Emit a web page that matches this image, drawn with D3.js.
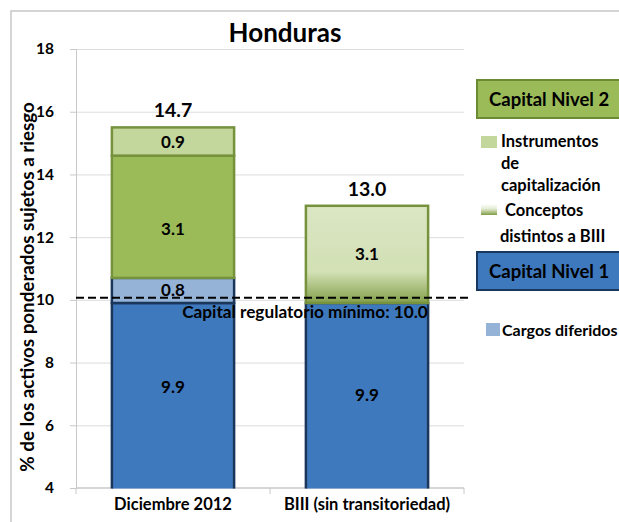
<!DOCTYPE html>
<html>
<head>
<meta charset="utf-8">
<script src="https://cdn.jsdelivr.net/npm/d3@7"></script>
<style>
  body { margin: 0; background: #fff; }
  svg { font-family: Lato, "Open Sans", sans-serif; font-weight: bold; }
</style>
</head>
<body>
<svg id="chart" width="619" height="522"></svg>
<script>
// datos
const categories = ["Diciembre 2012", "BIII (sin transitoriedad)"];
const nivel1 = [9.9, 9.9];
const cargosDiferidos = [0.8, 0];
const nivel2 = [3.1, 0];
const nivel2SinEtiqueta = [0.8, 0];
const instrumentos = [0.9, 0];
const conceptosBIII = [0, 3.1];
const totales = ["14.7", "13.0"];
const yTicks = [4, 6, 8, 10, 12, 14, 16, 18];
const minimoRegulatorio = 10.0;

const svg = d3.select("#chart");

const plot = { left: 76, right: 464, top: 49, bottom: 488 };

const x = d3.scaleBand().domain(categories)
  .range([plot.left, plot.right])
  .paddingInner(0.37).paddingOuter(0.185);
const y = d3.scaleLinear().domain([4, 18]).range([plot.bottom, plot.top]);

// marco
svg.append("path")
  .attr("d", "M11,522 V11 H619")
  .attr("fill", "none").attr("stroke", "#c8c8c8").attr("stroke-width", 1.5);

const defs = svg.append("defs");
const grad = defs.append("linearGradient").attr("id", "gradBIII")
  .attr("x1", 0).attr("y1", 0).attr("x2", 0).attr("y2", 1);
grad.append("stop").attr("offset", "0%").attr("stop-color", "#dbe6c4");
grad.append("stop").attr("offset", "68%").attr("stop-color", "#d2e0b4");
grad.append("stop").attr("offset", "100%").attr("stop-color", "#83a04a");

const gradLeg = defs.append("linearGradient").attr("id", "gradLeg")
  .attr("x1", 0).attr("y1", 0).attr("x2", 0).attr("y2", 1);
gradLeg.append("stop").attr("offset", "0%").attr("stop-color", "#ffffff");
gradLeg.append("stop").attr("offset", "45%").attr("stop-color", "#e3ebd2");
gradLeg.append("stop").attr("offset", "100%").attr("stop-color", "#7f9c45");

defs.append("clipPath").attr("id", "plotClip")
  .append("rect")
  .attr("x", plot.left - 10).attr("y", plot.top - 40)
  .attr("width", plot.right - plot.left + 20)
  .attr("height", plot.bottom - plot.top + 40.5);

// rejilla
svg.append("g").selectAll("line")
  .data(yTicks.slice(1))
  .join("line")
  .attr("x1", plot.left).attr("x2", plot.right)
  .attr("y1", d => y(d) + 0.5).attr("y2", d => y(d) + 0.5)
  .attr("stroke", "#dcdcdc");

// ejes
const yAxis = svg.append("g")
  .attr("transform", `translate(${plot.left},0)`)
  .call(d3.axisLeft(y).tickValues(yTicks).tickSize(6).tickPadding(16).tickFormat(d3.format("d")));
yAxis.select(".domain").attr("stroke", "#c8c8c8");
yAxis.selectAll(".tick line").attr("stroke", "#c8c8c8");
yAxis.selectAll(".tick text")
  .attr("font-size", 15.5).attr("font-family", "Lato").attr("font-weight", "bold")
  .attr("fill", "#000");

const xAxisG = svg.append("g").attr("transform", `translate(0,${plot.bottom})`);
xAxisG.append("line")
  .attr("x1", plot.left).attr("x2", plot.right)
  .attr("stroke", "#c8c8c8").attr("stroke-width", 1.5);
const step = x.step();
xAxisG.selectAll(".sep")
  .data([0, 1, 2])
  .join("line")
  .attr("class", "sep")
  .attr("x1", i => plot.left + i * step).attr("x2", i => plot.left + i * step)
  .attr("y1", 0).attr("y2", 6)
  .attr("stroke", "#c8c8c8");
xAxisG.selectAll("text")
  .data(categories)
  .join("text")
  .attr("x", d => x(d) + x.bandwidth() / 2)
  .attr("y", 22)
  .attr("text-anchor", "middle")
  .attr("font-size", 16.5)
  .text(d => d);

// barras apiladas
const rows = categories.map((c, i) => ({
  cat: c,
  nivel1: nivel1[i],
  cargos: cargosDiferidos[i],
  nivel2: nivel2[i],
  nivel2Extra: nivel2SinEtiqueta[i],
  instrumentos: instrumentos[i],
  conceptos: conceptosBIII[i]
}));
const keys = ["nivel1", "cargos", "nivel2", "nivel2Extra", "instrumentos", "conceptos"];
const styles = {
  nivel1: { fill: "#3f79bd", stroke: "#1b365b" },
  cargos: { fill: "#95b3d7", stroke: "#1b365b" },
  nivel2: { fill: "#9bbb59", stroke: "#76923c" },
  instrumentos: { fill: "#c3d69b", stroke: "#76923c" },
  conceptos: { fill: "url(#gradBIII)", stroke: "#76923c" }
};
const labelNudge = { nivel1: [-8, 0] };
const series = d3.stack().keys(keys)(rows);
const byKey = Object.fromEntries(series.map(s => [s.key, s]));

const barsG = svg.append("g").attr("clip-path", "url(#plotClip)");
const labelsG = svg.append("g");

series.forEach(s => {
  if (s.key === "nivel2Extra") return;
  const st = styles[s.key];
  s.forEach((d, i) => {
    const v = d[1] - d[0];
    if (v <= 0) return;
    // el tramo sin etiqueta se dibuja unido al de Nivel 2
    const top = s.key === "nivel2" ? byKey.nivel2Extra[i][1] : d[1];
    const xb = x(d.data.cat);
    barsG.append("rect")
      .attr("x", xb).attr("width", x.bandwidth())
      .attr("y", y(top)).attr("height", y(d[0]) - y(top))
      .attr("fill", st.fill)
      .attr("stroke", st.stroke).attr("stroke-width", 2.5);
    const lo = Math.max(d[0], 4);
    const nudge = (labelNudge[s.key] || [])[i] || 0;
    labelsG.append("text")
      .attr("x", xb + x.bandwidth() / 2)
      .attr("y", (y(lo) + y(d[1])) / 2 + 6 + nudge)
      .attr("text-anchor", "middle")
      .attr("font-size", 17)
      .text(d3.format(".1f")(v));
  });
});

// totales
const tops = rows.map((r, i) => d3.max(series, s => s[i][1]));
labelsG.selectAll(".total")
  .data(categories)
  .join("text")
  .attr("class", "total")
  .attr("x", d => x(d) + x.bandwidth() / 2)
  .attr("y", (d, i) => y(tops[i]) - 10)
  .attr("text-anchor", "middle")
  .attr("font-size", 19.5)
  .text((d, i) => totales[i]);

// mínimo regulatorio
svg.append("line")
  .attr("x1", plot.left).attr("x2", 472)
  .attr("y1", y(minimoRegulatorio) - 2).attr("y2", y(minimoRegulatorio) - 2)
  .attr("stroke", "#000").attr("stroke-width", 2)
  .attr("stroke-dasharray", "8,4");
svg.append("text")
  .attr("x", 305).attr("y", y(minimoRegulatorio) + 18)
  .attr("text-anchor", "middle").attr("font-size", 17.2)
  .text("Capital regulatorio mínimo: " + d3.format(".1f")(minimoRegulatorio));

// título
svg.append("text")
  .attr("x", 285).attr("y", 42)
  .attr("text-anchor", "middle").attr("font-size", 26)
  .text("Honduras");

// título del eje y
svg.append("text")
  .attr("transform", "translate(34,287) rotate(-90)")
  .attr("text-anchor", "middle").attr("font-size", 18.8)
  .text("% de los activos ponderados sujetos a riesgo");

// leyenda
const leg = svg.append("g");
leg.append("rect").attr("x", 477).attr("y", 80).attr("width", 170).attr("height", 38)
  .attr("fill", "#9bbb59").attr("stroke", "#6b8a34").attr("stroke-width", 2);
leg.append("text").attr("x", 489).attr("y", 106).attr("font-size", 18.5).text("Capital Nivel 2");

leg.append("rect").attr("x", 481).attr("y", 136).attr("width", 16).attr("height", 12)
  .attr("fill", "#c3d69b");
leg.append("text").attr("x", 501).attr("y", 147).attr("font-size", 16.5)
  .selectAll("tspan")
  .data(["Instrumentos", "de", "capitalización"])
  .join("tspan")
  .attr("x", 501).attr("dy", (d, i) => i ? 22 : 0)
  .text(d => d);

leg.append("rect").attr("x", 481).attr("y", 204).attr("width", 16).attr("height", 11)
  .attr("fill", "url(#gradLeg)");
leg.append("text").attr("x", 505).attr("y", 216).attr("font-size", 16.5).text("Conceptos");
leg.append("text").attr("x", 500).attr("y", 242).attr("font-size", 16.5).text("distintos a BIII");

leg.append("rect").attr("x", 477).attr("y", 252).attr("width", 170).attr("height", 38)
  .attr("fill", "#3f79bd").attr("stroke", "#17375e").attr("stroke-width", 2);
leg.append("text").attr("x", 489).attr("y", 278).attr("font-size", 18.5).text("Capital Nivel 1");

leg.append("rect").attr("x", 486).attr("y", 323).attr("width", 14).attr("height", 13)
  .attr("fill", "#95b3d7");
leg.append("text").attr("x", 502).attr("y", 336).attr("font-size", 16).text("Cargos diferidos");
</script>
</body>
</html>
==
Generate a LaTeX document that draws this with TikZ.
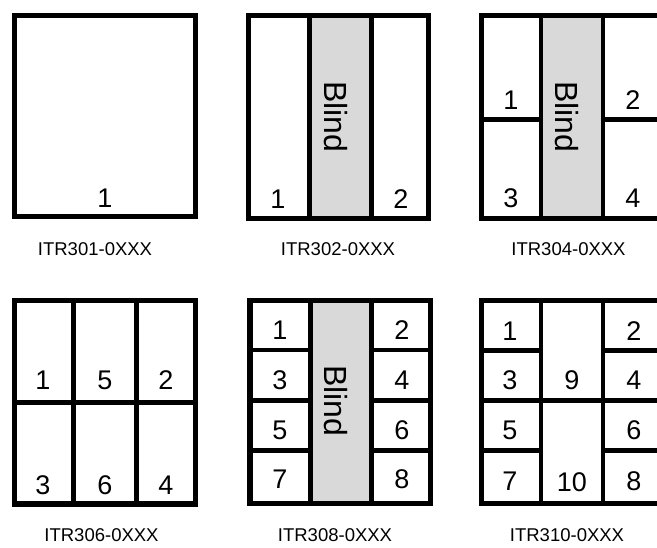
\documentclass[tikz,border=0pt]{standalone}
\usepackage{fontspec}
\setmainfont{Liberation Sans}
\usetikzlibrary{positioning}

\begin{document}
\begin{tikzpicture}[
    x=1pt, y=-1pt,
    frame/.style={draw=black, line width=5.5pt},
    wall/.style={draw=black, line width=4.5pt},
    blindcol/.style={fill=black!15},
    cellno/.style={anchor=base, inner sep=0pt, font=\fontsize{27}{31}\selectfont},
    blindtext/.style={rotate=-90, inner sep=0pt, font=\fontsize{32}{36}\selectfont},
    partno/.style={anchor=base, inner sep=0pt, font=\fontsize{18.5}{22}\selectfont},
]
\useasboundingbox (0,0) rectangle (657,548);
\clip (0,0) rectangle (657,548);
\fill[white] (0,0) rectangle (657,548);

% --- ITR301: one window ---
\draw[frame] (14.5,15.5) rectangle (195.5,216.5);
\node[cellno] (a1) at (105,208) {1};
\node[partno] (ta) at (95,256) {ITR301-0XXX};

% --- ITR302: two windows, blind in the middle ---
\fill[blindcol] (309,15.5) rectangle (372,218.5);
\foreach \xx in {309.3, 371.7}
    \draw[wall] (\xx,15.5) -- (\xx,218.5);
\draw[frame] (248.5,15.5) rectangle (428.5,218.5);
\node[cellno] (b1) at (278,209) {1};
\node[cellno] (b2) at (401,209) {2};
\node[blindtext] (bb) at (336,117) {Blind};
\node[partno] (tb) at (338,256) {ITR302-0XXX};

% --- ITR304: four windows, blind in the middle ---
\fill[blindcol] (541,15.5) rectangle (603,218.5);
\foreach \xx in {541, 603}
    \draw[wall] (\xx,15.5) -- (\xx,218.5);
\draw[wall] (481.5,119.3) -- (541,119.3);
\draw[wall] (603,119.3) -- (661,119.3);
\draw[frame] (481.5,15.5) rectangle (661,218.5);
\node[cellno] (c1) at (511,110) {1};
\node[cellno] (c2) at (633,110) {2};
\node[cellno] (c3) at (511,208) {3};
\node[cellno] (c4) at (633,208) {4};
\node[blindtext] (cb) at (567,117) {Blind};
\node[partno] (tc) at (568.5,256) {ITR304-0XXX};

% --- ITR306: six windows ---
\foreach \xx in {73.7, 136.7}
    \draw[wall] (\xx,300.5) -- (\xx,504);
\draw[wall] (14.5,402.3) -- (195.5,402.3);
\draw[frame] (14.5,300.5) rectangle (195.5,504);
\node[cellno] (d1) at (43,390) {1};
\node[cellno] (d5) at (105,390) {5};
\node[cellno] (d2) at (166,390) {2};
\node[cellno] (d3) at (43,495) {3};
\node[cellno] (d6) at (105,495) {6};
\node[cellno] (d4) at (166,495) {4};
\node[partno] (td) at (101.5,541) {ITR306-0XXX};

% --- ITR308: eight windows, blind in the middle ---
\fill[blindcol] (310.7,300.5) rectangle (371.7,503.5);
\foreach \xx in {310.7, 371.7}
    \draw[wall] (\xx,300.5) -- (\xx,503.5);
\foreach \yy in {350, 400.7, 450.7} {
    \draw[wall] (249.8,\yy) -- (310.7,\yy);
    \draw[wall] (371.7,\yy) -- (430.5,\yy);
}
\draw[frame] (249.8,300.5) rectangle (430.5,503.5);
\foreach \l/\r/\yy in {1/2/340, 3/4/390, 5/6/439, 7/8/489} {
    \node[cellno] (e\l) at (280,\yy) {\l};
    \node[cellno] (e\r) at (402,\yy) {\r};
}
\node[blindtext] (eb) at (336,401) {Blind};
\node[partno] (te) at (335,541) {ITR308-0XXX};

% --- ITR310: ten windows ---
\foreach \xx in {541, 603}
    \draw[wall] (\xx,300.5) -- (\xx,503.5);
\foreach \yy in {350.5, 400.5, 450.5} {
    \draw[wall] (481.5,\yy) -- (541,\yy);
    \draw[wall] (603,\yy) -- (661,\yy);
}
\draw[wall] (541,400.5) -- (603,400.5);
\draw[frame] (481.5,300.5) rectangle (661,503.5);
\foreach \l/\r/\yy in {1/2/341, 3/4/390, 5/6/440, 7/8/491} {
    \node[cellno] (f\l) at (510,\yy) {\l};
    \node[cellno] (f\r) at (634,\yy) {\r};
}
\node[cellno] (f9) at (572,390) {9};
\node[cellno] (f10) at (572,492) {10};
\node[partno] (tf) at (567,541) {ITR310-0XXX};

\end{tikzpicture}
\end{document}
---
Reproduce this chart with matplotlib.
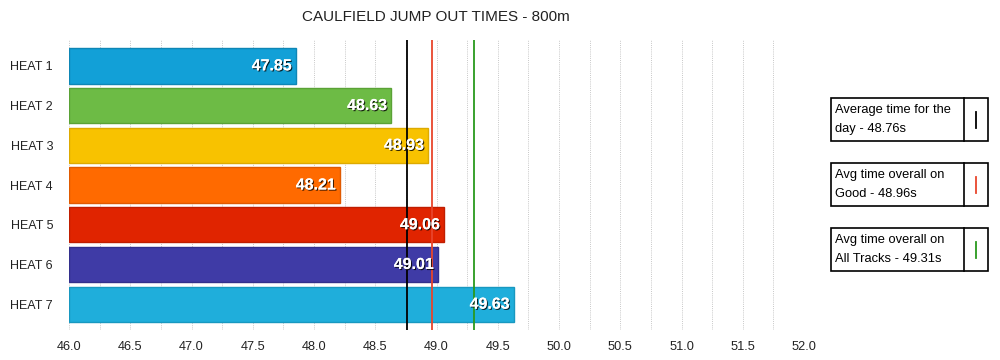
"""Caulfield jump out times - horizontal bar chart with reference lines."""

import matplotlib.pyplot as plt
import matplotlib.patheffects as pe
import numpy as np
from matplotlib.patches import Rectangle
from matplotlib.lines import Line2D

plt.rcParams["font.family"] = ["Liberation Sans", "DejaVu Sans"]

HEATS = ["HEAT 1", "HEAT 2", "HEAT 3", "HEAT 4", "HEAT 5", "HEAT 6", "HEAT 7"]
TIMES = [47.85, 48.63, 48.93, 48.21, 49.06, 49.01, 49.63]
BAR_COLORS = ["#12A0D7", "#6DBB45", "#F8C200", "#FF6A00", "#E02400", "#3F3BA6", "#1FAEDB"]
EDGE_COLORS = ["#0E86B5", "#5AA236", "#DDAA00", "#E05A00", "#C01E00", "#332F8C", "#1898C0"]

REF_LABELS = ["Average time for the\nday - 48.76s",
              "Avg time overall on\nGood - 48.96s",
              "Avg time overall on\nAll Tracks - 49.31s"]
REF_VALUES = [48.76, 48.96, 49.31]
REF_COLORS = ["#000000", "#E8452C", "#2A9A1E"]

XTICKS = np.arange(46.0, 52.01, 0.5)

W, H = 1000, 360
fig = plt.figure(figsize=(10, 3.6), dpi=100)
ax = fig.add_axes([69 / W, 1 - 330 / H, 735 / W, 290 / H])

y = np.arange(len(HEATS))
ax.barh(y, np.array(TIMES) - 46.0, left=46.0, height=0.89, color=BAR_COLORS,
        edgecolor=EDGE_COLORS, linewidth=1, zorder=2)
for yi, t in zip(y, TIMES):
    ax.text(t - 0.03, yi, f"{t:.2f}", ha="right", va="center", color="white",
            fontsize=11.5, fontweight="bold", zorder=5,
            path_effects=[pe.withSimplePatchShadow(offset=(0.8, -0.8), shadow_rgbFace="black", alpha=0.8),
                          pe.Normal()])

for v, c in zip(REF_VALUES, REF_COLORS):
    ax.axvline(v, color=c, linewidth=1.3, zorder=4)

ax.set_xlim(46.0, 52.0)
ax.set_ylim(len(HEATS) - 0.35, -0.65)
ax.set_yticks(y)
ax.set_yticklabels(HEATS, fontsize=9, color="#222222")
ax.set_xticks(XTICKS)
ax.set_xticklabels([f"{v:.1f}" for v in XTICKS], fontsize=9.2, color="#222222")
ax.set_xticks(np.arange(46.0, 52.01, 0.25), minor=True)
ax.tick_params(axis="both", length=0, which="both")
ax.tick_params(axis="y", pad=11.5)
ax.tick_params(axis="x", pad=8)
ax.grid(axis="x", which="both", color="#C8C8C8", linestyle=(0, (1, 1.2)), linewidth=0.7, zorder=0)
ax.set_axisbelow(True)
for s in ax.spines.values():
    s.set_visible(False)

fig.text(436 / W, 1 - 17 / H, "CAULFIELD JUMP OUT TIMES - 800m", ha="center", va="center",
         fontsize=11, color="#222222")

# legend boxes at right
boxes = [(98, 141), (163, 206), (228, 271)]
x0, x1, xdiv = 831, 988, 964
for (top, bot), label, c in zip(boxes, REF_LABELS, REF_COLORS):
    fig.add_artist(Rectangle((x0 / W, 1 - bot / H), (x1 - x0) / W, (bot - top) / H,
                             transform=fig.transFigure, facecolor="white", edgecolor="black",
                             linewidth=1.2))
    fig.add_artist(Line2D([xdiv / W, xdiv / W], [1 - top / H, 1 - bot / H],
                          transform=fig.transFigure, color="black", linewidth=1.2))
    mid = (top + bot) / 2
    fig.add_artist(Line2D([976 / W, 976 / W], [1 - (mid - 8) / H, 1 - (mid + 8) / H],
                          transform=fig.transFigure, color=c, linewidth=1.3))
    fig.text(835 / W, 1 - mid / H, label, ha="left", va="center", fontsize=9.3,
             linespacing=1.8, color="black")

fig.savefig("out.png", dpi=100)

- WHAT IS NEEDED
Give again, word for word, the part that opens with the line containing "Reproduce this chart with matplotlib." and closes with the one containing "s.set_visible(False)". Include both of those lines and skip all pictures.

- WRITTEN RESPONSE
Reproduce this chart with matplotlib.
"""Caulfield jump out times - horizontal bar chart with reference lines."""

import matplotlib.pyplot as plt
import matplotlib.patheffects as pe
import numpy as np
from matplotlib.patches import Rectangle
from matplotlib.lines import Line2D

plt.rcParams["font.family"] = ["Liberation Sans", "DejaVu Sans"]

HEATS = ["HEAT 1", "HEAT 2", "HEAT 3", "HEAT 4", "HEAT 5", "HEAT 6", "HEAT 7"]
TIMES = [47.85, 48.63, 48.93, 48.21, 49.06, 49.01, 49.63]
BAR_COLORS = ["#12A0D7", "#6DBB45", "#F8C200", "#FF6A00", "#E02400", "#3F3BA6", "#1FAEDB"]
EDGE_COLORS = ["#0E86B5", "#5AA236", "#DDAA00", "#E05A00", "#C01E00", "#332F8C", "#1898C0"]

REF_LABELS = ["Average time for the\nday - 48.76s",
              "Avg time overall on\nGood - 48.96s",
              "Avg time overall on\nAll Tracks - 49.31s"]
REF_VALUES = [48.76, 48.96, 49.31]
REF_COLORS = ["#000000", "#E8452C", "#2A9A1E"]

XTICKS = np.arange(46.0, 52.01, 0.5)

W, H = 1000, 360
fig = plt.figure(figsize=(10, 3.6), dpi=100)
ax = fig.add_axes([69 / W, 1 - 330 / H, 735 / W, 290 / H])

y = np.arange(len(HEATS))
ax.barh(y, np.array(TIMES) - 46.0, left=46.0, height=0.89, color=BAR_COLORS,
        edgecolor=EDGE_COLORS, linewidth=1, zorder=2)
for yi, t in zip(y, TIMES):
    ax.text(t - 0.03, yi, f"{t:.2f}", ha="right", va="center", color="white",
            fontsize=11.5, fontweight="bold", zorder=5,
            path_effects=[pe.withSimplePatchShadow(offset=(0.8, -0.8), shadow_rgbFace="black", alpha=0.8),
                          pe.Normal()])

for v, c in zip(REF_VALUES, REF_COLORS):
    ax.axvline(v, color=c, linewidth=1.3, zorder=4)

ax.set_xlim(46.0, 52.0)
ax.set_ylim(len(HEATS) - 0.35, -0.65)
ax.set_yticks(y)
ax.set_yticklabels(HEATS, fontsize=9, color="#222222")
ax.set_xticks(XTICKS)
ax.set_xticklabels([f"{v:.1f}" for v in XTICKS], fontsize=9.2, color="#222222")
ax.set_xticks(np.arange(46.0, 52.01, 0.25), minor=True)
ax.tick_params(axis="both", length=0, which="both")
ax.tick_params(axis="y", pad=11.5)
ax.tick_params(axis="x", pad=8)
ax.grid(axis="x", which="both", color="#C8C8C8", linestyle=(0, (1, 1.2)), linewidth=0.7, zorder=0)
ax.set_axisbelow(True)
for s in ax.spines.values():
    s.set_visible(False)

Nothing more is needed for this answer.